Collected data:
┌────────
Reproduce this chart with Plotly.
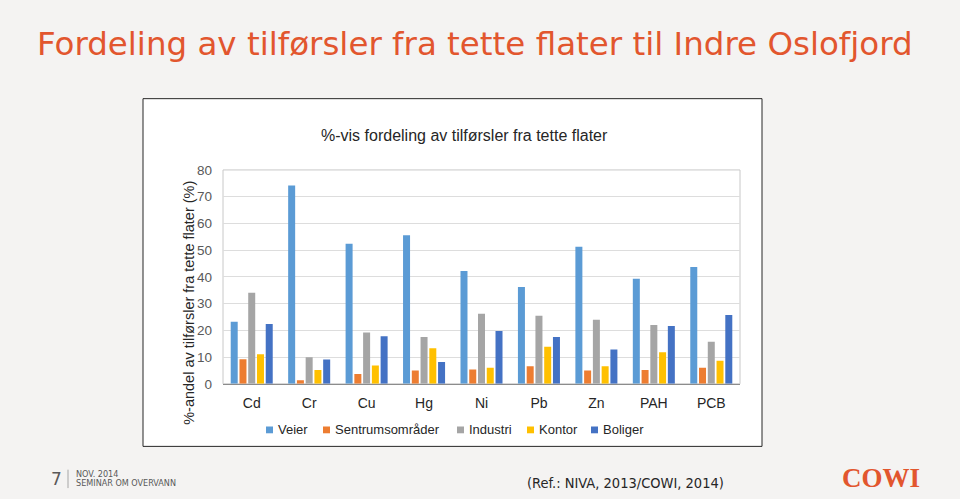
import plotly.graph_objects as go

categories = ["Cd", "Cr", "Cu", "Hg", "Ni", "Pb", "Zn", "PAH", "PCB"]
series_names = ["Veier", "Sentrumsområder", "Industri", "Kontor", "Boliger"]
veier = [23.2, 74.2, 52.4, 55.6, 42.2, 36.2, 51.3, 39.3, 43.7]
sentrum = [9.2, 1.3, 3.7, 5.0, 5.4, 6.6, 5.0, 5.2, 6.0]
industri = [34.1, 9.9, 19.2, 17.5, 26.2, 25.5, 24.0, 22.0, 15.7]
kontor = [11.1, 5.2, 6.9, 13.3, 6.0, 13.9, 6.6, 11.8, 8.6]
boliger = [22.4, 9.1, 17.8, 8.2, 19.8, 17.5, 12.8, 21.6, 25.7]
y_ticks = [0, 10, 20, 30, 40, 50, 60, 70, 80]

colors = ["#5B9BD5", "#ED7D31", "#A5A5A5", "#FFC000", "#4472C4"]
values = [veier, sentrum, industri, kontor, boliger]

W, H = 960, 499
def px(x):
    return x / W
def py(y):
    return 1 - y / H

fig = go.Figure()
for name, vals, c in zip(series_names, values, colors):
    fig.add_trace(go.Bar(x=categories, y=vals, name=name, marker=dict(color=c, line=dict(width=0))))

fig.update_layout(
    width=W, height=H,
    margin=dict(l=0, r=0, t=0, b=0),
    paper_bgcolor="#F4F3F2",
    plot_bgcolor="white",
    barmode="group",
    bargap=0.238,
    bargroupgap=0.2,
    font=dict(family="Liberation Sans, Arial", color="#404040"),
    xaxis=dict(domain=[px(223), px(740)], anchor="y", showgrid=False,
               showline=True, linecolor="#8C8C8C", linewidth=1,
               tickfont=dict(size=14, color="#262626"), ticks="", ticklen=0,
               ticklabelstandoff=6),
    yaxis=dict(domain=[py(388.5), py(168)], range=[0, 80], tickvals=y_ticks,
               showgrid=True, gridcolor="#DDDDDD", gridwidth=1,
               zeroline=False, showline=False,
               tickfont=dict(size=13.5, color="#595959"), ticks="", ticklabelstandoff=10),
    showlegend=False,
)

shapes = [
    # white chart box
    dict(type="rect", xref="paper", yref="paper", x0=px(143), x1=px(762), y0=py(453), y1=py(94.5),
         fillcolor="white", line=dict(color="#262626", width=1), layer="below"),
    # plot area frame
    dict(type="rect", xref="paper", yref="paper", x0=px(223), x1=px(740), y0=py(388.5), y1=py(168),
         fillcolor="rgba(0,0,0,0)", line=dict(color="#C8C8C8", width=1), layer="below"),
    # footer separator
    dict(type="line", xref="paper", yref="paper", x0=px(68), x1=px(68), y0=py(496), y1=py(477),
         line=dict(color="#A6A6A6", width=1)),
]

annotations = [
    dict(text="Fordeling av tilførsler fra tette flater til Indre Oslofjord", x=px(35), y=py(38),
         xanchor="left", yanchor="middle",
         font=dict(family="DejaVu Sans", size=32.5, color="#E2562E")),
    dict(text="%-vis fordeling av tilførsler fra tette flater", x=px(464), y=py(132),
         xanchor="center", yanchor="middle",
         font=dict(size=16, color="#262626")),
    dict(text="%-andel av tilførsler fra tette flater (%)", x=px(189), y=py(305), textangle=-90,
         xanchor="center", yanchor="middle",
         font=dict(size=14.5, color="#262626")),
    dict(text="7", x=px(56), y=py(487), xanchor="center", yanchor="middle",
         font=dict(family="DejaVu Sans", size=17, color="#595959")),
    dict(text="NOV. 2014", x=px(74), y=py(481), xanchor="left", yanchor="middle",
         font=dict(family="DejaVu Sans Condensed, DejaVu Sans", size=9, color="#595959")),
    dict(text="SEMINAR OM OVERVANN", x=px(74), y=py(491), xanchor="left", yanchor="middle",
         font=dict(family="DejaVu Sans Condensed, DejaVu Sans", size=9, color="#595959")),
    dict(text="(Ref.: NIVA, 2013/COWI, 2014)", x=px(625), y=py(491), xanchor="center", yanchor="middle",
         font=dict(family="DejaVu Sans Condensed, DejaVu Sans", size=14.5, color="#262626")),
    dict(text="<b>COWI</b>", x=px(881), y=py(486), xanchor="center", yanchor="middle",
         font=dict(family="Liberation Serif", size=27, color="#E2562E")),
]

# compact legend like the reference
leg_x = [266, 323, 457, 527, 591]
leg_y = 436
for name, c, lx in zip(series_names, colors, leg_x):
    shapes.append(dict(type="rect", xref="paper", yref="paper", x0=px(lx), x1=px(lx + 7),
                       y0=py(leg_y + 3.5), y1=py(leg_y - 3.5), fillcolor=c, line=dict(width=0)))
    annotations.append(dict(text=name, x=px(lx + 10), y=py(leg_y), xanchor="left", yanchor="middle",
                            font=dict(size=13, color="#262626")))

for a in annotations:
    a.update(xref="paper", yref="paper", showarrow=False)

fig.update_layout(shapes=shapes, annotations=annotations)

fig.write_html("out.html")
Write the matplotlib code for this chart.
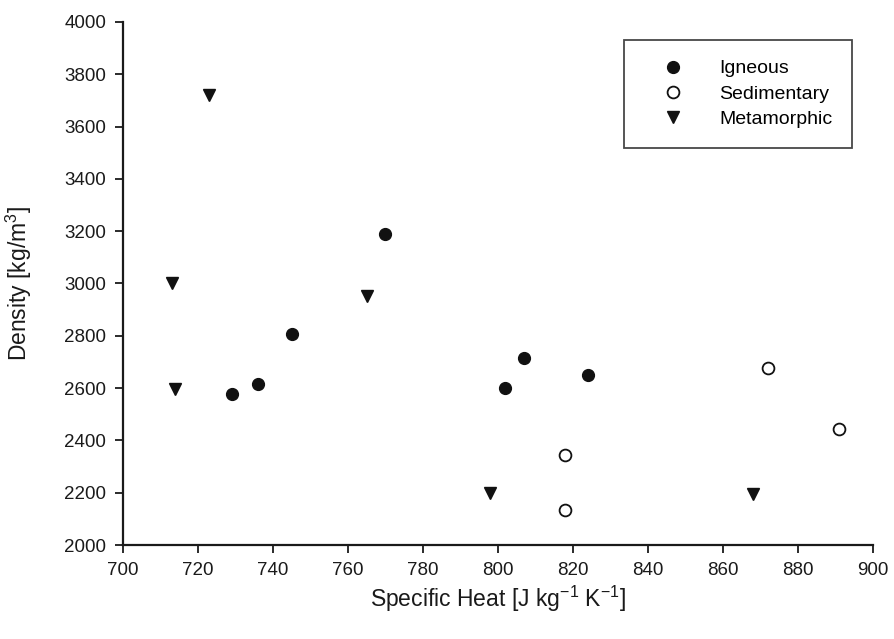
└────────
From the records above, pull out each line that has "this".

THE ANSWER:
Reproduce this chart with Plotly.
Write the matplotlib code for this chart.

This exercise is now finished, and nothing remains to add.